▶ **GIVEN MATERIAL**:
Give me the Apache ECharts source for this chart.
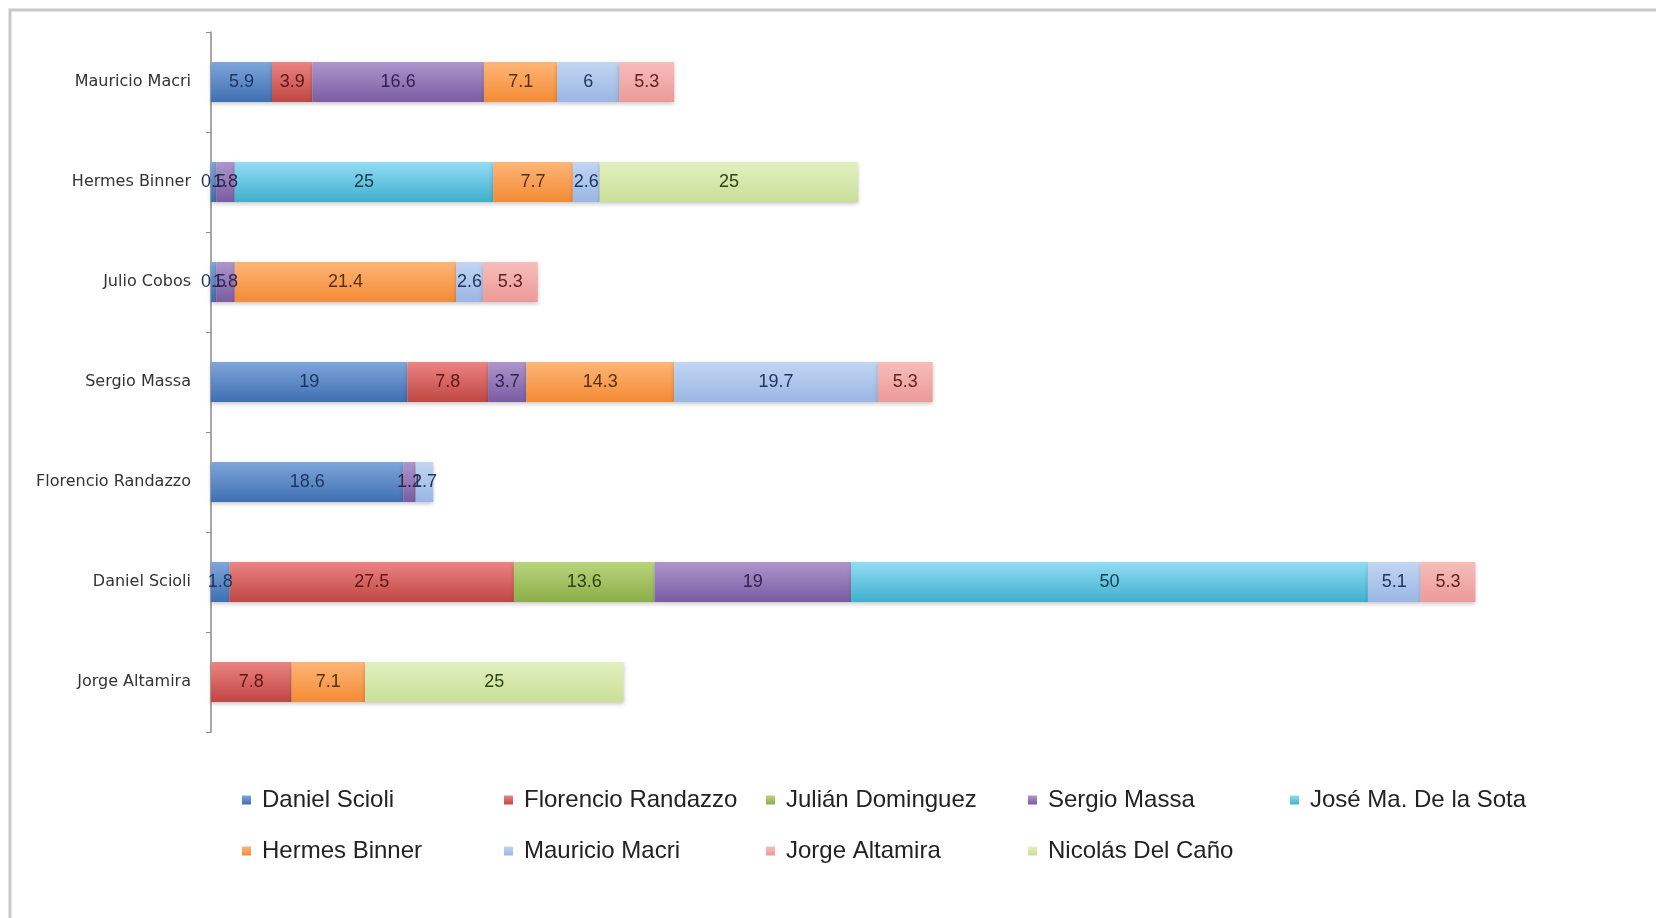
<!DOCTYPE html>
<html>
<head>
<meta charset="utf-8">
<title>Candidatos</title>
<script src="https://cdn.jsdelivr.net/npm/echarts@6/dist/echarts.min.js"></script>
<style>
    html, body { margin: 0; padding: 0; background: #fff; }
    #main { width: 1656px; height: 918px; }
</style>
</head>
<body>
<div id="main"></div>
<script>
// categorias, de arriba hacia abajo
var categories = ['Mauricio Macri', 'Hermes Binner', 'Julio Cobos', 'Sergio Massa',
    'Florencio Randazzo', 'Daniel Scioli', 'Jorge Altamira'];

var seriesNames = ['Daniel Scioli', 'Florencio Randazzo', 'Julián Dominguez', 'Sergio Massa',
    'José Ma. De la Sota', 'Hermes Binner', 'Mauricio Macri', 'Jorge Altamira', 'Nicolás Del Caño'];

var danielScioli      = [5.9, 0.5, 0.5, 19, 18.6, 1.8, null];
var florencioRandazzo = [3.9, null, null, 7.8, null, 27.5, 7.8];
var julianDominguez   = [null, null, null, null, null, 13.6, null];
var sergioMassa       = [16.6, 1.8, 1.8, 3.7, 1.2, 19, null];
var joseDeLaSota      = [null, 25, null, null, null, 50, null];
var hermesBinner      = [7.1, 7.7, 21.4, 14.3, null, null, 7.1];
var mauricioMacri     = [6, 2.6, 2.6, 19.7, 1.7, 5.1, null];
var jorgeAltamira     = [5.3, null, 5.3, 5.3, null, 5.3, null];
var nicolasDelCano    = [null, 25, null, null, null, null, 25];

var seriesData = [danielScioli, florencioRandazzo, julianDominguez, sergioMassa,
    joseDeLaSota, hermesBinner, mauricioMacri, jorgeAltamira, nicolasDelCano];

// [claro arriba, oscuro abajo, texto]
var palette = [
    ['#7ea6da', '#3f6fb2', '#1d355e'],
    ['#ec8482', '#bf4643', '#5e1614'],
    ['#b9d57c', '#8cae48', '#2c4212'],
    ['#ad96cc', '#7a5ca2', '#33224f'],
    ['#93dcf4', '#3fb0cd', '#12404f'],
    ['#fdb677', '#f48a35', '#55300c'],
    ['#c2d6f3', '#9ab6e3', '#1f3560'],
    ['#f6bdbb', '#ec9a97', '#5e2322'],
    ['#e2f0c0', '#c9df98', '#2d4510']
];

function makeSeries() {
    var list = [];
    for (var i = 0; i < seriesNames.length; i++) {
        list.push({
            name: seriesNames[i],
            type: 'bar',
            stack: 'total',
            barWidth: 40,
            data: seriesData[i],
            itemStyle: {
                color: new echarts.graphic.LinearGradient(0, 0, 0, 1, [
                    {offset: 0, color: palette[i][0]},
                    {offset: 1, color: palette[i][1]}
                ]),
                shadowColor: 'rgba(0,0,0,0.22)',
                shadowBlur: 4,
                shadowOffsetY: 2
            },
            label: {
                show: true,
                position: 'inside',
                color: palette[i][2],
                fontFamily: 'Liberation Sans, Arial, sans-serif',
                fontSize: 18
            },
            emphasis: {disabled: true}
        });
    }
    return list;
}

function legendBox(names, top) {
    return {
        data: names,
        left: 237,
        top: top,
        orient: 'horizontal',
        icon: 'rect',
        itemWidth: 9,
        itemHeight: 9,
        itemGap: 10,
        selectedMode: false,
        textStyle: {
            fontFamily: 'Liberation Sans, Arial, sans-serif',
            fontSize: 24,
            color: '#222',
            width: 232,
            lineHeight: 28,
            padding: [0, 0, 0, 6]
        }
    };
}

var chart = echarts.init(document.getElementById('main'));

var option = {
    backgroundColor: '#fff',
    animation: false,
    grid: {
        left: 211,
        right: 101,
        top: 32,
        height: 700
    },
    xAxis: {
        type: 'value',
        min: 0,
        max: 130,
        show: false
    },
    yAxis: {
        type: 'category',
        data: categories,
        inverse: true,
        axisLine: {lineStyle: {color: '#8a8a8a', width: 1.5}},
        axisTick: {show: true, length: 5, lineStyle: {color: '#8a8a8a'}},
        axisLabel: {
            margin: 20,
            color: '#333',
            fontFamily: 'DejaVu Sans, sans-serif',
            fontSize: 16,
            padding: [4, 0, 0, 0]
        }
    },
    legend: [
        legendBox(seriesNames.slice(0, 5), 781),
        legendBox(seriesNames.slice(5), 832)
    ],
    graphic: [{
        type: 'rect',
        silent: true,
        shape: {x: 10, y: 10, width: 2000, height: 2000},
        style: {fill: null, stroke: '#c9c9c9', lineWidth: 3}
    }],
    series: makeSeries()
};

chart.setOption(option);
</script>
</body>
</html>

▶ **EXERCISE**:
Everything from the first line to the line with "mauricioMacri, jorgeAltamira, nicolasDelCano];" must be repeated exactly, and nothing else. Leave the pictures out.

▶ **RESULT OF THIS EXERCISE**:
Give me the Apache ECharts source for this chart.
<!DOCTYPE html>
<html>
<head>
<meta charset="utf-8">
<title>Candidatos</title>
<script src="https://cdn.jsdelivr.net/npm/echarts@6/dist/echarts.min.js"></script>
<style>
    html, body { margin: 0; padding: 0; background: #fff; }
    #main { width: 1656px; height: 918px; }
</style>
</head>
<body>
<div id="main"></div>
<script>
// categorias, de arriba hacia abajo
var categories = ['Mauricio Macri', 'Hermes Binner', 'Julio Cobos', 'Sergio Massa',
    'Florencio Randazzo', 'Daniel Scioli', 'Jorge Altamira'];

var seriesNames = ['Daniel Scioli', 'Florencio Randazzo', 'Julián Dominguez', 'Sergio Massa',
    'José Ma. De la Sota', 'Hermes Binner', 'Mauricio Macri', 'Jorge Altamira', 'Nicolás Del Caño'];

var danielScioli      = [5.9, 0.5, 0.5, 19, 18.6, 1.8, null];
var florencioRandazzo = [3.9, null, null, 7.8, null, 27.5, 7.8];
var julianDominguez   = [null, null, null, null, null, 13.6, null];
var sergioMassa       = [16.6, 1.8, 1.8, 3.7, 1.2, 19, null];
var joseDeLaSota      = [null, 25, null, null, null, 50, null];
var hermesBinner      = [7.1, 7.7, 21.4, 14.3, null, null, 7.1];
var mauricioMacri     = [6, 2.6, 2.6, 19.7, 1.7, 5.1, null];
var jorgeAltamira     = [5.3, null, 5.3, 5.3, null, 5.3, null];
var nicolasDelCano    = [null, 25, null, null, null, null, 25];

var seriesData = [danielScioli, florencioRandazzo, julianDominguez, sergioMassa,
    joseDeLaSota, hermesBinner, mauricioMacri, jorgeAltamira, nicolasDelCano];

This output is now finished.